- [Written instruction]: Extract only the first line of the listing and every line after it up to and including the one with "import pandas as pd". Omit the pictures.

- [Recorded information]:
** Start **
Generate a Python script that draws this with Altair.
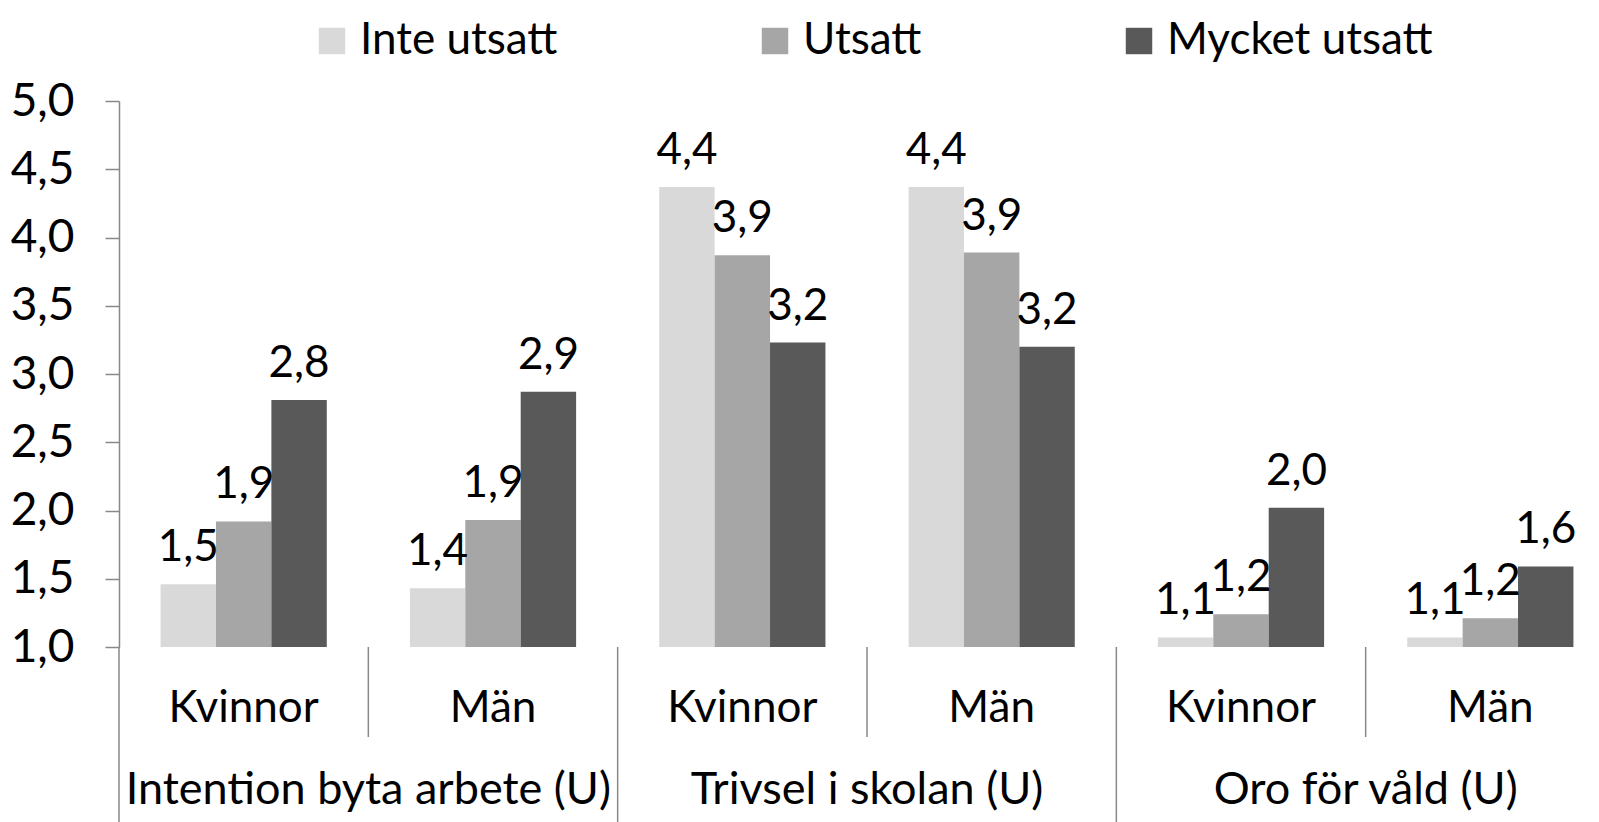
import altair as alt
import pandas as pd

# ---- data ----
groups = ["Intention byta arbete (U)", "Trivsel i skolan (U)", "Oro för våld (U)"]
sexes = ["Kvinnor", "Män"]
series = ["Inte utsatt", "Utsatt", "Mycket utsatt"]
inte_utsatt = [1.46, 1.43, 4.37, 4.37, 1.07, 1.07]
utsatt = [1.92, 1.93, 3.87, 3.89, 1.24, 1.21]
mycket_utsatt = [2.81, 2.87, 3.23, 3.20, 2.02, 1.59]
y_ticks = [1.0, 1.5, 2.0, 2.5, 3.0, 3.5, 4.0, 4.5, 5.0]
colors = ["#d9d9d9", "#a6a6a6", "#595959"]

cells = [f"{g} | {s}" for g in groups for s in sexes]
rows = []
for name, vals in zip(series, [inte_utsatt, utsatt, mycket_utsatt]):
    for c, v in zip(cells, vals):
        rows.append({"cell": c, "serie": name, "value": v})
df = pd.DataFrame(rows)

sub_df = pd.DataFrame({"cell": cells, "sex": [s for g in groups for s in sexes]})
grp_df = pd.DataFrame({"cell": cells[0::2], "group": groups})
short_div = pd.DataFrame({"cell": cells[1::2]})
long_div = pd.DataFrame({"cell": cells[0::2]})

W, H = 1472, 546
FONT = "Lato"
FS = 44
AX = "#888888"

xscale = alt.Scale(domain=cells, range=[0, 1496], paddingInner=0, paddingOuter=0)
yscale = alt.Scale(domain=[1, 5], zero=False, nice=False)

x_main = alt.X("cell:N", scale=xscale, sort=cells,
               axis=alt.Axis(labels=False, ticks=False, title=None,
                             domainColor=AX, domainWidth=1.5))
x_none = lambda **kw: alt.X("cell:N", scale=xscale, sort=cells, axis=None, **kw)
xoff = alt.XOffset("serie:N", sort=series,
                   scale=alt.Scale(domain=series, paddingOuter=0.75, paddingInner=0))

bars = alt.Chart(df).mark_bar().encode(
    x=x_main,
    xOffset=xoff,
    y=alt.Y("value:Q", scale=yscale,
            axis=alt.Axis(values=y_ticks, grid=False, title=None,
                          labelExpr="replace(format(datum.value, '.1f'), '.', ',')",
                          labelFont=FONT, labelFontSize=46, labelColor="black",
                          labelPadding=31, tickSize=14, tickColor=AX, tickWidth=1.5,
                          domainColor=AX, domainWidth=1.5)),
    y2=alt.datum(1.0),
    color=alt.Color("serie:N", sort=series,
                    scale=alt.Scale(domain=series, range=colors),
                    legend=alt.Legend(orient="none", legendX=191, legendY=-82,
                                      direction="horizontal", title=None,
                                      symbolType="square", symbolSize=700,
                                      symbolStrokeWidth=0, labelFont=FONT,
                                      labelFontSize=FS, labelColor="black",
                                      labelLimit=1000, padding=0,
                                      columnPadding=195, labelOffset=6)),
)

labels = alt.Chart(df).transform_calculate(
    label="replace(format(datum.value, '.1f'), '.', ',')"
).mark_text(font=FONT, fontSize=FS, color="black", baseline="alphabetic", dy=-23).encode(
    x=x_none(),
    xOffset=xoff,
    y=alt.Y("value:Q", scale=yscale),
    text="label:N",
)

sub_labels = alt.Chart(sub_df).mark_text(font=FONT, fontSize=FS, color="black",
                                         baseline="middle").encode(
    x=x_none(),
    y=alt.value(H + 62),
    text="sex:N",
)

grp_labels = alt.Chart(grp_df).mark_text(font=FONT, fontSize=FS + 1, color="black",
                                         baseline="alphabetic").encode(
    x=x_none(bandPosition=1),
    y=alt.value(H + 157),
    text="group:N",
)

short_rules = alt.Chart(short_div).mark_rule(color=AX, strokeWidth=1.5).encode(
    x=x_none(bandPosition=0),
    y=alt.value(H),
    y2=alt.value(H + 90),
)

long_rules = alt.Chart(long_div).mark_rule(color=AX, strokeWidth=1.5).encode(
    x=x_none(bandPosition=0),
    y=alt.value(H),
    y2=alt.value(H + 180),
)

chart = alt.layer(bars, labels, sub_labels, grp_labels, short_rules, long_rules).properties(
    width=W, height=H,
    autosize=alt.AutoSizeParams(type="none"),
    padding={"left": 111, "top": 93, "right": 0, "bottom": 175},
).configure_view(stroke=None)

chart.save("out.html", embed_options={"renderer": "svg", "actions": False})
** End **
- [Expected answer]:
Generate a Python script that draws this with Altair.
import altair as alt
import pandas as pd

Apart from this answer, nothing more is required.